# Collected data:

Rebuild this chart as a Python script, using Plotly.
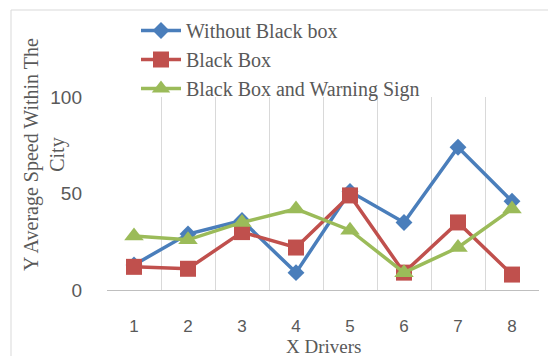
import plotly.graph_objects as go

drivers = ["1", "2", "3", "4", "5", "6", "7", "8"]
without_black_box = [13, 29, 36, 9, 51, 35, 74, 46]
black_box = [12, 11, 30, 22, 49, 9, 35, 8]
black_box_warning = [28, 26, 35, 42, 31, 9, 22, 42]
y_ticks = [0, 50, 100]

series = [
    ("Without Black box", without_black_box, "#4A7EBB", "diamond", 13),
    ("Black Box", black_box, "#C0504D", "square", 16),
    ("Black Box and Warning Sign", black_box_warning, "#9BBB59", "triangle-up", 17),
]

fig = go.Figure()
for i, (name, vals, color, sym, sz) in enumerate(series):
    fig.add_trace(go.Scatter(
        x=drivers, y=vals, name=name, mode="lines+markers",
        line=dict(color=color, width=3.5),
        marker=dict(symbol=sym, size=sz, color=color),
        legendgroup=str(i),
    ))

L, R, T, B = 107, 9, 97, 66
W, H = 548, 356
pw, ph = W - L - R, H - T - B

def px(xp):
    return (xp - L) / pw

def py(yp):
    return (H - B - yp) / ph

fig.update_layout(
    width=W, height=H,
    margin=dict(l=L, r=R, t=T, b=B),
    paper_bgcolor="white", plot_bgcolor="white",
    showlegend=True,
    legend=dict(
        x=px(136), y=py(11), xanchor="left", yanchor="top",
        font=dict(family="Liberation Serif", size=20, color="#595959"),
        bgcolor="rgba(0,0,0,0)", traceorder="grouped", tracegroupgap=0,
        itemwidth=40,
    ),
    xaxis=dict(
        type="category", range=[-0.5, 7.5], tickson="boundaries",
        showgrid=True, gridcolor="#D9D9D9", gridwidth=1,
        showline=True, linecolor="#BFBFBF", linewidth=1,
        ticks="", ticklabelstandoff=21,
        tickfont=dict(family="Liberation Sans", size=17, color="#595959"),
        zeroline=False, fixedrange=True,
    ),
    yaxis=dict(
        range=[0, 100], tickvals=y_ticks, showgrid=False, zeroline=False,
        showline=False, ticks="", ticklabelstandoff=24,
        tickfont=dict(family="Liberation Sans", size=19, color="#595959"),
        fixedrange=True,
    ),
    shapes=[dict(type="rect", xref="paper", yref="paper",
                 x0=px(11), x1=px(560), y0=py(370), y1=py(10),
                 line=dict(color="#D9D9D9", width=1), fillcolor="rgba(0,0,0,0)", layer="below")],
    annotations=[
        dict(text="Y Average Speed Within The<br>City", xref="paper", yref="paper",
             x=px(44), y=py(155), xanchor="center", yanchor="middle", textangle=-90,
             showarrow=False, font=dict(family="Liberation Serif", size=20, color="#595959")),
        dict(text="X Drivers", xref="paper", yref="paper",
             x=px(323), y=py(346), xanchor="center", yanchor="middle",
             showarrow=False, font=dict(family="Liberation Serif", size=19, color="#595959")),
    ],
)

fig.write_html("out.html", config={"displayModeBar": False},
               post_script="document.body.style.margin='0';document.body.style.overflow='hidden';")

# Short task:
Restate exactly, please, only the lines between the start of the data and the line containing "import plotly.graph_objects as go", both ends included, skipping the pictures.

# Answer to the task:
Rebuild this chart as a Python script, using Plotly.
import plotly.graph_objects as go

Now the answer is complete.